## Aim
From the records below, please print only the lines from the one containing "Recreate this image" through the one containing "bg_b = [197, 213, 226, 243, 254, 254, 221, 178, 155]", both included. Skip the pictures.

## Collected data
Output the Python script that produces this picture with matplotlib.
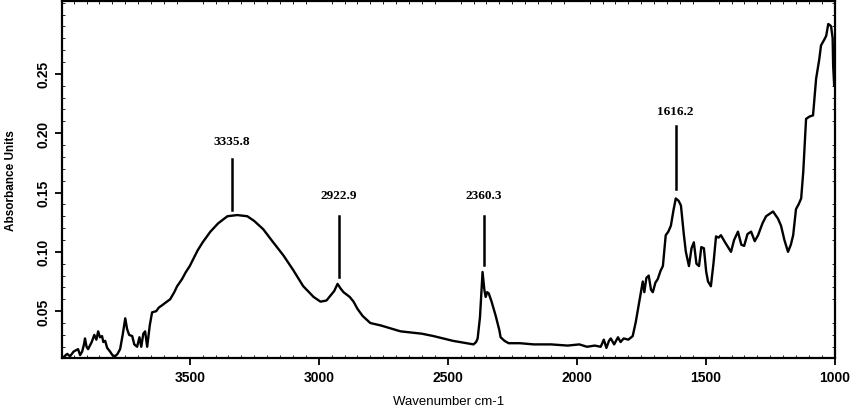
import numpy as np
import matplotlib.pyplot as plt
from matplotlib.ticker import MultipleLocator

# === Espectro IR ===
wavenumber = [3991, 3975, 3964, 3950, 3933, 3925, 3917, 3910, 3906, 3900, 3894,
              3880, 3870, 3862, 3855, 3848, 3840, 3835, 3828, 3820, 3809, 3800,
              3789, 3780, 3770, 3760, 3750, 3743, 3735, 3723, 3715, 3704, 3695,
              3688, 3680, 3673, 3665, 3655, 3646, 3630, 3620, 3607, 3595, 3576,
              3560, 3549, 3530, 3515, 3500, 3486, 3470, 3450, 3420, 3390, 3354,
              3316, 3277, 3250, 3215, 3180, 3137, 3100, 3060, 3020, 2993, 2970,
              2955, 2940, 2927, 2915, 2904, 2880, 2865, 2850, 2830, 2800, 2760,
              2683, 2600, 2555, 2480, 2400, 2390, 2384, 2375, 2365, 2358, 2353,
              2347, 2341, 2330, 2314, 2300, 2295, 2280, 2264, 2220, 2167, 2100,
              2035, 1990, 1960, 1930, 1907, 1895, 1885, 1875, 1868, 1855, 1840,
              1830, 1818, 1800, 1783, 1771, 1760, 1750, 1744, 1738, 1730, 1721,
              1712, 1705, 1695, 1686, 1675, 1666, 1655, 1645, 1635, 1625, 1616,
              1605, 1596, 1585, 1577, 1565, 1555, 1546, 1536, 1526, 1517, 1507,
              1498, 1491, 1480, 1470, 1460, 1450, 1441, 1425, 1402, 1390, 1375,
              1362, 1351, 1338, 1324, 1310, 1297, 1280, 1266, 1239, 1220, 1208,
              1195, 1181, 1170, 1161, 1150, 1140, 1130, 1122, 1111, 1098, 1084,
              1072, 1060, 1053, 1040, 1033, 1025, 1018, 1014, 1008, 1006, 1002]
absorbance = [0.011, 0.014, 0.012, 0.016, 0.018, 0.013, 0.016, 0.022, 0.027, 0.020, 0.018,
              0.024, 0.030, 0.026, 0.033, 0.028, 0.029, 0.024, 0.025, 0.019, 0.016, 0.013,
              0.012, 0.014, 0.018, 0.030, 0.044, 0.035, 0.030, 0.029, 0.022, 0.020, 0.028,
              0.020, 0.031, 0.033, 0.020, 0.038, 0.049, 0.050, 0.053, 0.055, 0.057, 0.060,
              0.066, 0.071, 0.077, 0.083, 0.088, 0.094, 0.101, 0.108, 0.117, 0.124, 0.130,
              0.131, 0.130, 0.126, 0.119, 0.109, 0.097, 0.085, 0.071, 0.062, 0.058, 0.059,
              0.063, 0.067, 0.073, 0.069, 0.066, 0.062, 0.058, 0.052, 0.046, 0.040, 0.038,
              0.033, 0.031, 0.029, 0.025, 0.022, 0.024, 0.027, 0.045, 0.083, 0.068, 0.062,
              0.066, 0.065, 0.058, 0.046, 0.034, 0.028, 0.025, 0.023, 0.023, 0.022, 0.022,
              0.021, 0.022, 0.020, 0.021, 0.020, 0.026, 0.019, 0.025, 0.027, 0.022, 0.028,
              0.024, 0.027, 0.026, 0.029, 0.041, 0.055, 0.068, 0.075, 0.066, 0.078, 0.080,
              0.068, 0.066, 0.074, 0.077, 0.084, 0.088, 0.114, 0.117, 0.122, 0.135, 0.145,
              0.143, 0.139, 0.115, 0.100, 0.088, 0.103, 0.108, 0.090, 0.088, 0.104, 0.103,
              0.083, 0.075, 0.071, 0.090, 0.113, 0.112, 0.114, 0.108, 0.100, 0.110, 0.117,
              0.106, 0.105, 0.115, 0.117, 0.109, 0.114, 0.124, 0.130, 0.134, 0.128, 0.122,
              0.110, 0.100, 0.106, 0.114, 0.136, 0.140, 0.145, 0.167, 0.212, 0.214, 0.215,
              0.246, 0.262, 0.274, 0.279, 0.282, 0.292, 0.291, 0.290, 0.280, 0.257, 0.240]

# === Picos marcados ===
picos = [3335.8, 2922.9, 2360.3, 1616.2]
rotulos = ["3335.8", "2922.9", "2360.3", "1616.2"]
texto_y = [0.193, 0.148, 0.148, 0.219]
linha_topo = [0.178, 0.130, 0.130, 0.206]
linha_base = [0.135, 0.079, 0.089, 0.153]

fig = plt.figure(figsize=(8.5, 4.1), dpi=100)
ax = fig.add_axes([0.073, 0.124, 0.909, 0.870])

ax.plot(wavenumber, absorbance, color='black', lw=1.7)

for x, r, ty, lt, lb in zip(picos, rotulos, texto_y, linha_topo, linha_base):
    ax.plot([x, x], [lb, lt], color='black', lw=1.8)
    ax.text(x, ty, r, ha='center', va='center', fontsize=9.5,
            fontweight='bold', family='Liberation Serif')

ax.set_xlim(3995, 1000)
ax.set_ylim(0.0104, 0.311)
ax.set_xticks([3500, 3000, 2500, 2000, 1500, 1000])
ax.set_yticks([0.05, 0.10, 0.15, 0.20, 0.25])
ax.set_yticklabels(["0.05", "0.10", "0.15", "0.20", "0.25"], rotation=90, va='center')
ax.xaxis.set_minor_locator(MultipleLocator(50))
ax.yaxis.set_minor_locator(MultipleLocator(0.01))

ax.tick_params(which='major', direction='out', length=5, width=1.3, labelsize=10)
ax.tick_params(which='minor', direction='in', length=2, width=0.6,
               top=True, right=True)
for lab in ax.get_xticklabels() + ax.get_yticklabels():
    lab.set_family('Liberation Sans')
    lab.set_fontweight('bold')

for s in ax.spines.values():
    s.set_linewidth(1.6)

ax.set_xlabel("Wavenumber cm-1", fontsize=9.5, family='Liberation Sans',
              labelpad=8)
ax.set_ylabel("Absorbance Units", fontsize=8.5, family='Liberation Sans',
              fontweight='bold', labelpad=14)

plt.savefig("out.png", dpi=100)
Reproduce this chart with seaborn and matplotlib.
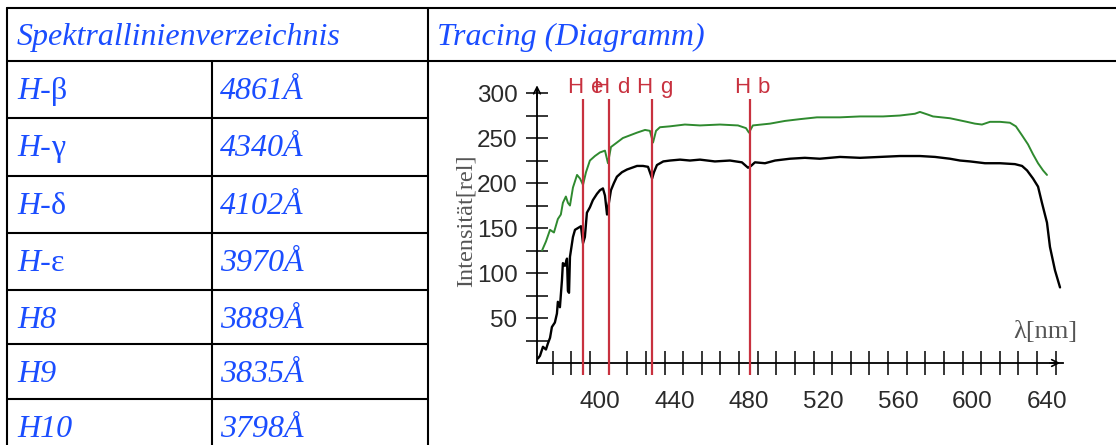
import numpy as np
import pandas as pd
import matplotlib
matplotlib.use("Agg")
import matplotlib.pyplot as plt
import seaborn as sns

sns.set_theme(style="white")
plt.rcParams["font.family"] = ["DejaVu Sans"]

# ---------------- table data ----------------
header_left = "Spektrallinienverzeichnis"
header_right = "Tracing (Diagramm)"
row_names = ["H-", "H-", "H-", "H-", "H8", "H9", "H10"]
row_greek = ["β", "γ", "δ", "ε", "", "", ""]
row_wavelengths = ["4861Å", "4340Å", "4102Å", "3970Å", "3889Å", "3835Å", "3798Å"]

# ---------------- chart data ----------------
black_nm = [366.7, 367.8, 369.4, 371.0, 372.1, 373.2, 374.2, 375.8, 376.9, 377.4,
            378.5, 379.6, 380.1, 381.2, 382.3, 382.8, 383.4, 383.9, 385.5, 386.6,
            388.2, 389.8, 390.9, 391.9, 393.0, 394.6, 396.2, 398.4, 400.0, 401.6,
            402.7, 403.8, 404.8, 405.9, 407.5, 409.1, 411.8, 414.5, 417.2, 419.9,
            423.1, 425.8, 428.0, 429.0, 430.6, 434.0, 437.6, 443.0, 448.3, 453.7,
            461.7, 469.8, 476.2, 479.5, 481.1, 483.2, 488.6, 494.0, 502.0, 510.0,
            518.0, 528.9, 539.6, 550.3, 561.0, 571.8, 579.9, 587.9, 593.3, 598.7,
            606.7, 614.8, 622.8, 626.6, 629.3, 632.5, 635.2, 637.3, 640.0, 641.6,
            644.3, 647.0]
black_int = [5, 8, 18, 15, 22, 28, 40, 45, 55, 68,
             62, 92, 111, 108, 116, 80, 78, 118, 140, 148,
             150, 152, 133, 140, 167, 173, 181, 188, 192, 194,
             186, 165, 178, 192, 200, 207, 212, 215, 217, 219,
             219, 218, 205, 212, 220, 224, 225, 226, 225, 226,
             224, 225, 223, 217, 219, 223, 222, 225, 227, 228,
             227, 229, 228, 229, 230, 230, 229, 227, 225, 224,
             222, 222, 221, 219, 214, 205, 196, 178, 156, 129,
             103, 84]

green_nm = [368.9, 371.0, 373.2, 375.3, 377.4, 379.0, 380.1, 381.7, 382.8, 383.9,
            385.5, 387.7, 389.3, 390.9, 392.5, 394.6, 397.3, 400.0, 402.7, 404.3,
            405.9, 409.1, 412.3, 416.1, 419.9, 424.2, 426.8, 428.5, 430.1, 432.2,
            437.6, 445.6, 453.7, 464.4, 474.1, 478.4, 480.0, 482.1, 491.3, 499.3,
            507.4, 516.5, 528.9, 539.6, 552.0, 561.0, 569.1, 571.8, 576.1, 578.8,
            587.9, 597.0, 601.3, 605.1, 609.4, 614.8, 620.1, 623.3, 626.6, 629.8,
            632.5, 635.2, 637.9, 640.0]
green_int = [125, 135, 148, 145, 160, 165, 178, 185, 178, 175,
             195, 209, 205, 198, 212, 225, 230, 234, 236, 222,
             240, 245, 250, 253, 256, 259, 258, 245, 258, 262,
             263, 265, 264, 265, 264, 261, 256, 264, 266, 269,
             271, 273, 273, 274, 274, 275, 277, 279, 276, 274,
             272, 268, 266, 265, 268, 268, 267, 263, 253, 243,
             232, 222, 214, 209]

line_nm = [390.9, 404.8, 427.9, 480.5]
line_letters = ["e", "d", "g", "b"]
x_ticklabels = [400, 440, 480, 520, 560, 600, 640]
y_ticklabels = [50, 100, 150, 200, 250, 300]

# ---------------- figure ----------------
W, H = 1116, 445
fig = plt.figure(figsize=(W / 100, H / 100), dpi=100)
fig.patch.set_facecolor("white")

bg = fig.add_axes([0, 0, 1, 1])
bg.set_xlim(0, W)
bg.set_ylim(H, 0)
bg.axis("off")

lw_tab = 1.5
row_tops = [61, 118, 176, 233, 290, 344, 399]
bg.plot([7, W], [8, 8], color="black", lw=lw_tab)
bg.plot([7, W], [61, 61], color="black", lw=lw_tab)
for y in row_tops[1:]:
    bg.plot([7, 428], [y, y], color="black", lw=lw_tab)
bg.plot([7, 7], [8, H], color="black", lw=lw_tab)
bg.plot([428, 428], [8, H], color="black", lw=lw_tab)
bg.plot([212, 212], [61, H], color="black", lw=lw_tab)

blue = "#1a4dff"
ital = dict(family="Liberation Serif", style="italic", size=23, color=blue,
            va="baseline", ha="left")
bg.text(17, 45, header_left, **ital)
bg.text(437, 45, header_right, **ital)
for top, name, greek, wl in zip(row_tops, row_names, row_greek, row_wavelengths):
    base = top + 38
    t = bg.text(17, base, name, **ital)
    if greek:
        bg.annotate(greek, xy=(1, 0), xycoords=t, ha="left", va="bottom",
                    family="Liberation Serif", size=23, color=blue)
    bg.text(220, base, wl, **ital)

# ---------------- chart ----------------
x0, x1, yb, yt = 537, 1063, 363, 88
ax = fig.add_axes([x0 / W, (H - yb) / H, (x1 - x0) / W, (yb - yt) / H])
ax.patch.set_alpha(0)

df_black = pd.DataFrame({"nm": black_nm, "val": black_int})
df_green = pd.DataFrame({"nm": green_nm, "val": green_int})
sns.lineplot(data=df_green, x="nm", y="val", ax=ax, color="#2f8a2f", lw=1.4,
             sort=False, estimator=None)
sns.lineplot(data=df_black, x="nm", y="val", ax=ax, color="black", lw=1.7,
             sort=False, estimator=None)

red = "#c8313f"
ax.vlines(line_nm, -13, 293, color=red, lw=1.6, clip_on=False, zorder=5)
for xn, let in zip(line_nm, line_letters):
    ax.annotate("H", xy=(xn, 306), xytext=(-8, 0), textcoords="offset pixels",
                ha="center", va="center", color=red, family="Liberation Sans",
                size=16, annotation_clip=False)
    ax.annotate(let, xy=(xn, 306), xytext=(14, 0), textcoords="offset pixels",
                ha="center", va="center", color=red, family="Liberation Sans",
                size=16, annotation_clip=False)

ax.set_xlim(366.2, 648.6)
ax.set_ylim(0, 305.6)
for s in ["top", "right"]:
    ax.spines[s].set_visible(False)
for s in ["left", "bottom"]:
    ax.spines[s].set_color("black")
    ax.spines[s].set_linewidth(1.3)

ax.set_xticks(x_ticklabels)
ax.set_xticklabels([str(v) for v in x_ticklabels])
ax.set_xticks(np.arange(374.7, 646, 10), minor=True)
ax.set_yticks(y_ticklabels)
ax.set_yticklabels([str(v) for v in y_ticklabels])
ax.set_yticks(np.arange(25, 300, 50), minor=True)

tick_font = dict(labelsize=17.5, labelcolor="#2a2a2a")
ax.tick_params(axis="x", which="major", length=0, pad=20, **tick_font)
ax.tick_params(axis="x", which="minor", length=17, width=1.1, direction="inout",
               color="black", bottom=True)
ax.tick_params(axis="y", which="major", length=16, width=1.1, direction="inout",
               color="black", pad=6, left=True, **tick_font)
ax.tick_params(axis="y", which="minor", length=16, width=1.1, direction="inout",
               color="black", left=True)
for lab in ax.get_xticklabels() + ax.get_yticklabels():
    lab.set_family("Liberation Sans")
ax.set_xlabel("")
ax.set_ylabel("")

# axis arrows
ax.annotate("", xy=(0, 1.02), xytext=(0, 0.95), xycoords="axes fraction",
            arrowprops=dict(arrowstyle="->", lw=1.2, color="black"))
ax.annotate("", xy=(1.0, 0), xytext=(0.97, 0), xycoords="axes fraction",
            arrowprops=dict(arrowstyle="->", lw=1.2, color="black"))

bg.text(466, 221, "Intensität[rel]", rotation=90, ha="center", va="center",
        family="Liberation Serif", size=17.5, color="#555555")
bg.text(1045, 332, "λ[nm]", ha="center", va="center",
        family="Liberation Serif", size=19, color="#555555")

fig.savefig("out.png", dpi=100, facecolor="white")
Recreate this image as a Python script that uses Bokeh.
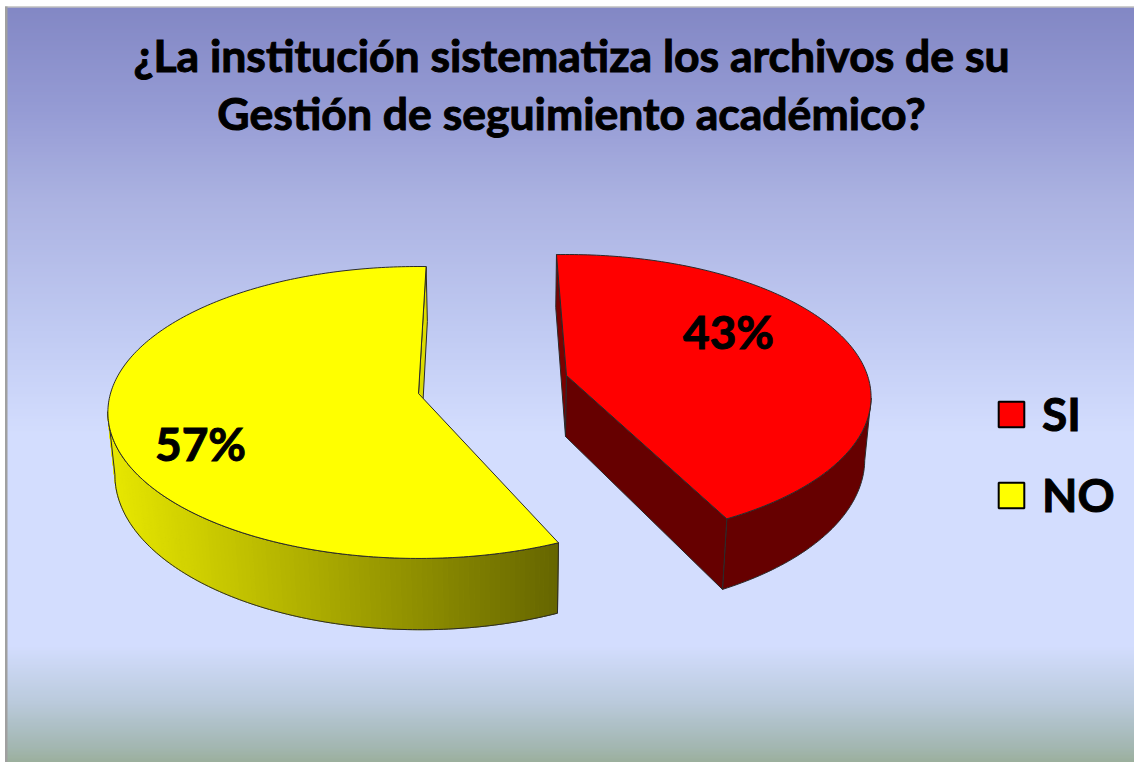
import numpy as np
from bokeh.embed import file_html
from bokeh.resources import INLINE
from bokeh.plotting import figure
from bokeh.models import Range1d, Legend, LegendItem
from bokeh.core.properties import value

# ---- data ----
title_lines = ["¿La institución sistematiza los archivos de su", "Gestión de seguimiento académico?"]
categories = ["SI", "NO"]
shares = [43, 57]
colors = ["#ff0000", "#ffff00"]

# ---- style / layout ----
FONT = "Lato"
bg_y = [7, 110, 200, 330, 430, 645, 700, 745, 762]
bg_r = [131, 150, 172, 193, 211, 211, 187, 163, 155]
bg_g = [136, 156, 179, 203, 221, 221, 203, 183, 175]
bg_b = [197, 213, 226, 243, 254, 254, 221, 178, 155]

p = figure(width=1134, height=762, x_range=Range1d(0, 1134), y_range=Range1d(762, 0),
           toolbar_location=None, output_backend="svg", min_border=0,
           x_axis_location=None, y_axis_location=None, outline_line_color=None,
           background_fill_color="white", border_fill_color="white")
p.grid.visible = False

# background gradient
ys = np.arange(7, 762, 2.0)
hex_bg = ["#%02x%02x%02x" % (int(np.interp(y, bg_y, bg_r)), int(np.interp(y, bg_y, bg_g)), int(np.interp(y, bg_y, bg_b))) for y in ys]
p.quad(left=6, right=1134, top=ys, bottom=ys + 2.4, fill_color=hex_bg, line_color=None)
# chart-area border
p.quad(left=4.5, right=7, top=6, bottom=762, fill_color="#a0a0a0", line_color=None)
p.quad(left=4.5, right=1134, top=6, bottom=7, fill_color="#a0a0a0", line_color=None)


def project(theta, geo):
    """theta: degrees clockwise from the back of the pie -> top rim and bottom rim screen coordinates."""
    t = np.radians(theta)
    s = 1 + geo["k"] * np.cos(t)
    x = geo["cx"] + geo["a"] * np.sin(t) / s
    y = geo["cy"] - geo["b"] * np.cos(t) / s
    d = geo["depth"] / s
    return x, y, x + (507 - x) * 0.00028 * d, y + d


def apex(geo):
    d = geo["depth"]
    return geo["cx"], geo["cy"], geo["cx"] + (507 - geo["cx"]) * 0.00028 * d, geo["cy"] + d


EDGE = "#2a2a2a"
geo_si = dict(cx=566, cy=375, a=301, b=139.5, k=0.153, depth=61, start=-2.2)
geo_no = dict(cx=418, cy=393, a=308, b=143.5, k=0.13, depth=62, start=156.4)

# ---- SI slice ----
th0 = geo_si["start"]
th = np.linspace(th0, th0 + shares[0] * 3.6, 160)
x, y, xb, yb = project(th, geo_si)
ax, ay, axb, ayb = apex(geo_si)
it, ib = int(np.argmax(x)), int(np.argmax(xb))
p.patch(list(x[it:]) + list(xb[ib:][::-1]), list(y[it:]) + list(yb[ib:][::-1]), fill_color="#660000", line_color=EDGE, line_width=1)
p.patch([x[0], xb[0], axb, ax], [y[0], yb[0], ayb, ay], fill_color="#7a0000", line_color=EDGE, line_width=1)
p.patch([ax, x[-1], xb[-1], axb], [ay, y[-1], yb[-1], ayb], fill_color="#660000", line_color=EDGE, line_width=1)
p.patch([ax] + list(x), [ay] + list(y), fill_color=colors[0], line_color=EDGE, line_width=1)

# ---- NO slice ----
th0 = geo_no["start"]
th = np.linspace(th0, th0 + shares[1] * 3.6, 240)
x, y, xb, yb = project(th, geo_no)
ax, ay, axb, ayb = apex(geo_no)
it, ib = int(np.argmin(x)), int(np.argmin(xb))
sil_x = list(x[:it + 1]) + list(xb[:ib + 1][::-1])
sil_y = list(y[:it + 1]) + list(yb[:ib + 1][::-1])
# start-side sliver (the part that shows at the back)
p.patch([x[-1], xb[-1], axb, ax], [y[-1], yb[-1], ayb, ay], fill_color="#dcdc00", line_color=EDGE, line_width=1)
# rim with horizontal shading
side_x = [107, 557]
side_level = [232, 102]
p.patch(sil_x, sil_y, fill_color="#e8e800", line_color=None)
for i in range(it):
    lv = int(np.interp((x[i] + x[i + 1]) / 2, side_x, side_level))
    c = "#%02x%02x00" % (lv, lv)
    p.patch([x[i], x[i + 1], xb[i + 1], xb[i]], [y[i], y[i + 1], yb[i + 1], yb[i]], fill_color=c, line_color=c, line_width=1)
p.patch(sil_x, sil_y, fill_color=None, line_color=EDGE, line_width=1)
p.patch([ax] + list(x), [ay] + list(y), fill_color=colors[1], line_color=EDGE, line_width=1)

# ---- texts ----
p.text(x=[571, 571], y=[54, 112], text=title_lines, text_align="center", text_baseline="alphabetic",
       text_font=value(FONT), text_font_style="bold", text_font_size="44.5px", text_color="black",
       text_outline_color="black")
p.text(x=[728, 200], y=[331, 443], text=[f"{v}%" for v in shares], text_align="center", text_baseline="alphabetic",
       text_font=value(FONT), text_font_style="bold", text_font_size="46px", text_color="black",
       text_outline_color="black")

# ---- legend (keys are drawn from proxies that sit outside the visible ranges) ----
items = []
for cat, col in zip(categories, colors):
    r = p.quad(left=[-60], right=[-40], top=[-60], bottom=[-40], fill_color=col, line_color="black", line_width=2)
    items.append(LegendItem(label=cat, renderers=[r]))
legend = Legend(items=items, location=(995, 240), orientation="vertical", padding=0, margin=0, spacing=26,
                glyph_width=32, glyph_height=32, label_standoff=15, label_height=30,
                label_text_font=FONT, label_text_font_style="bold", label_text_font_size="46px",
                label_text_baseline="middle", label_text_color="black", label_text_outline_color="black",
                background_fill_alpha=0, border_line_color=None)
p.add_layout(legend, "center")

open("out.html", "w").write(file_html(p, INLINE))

## Task result
Recreate this image as a Python script that uses Bokeh.
import numpy as np
from bokeh.embed import file_html
from bokeh.resources import INLINE
from bokeh.plotting import figure
from bokeh.models import Range1d, Legend, LegendItem
from bokeh.core.properties import value

# ---- data ----
title_lines = ["¿La institución sistematiza los archivos de su", "Gestión de seguimiento académico?"]
categories = ["SI", "NO"]
shares = [43, 57]
colors = ["#ff0000", "#ffff00"]

# ---- style / layout ----
FONT = "Lato"
bg_y = [7, 110, 200, 330, 430, 645, 700, 745, 762]
bg_r = [131, 150, 172, 193, 211, 211, 187, 163, 155]
bg_g = [136, 156, 179, 203, 221, 221, 203, 183, 175]
bg_b = [197, 213, 226, 243, 254, 254, 221, 178, 155]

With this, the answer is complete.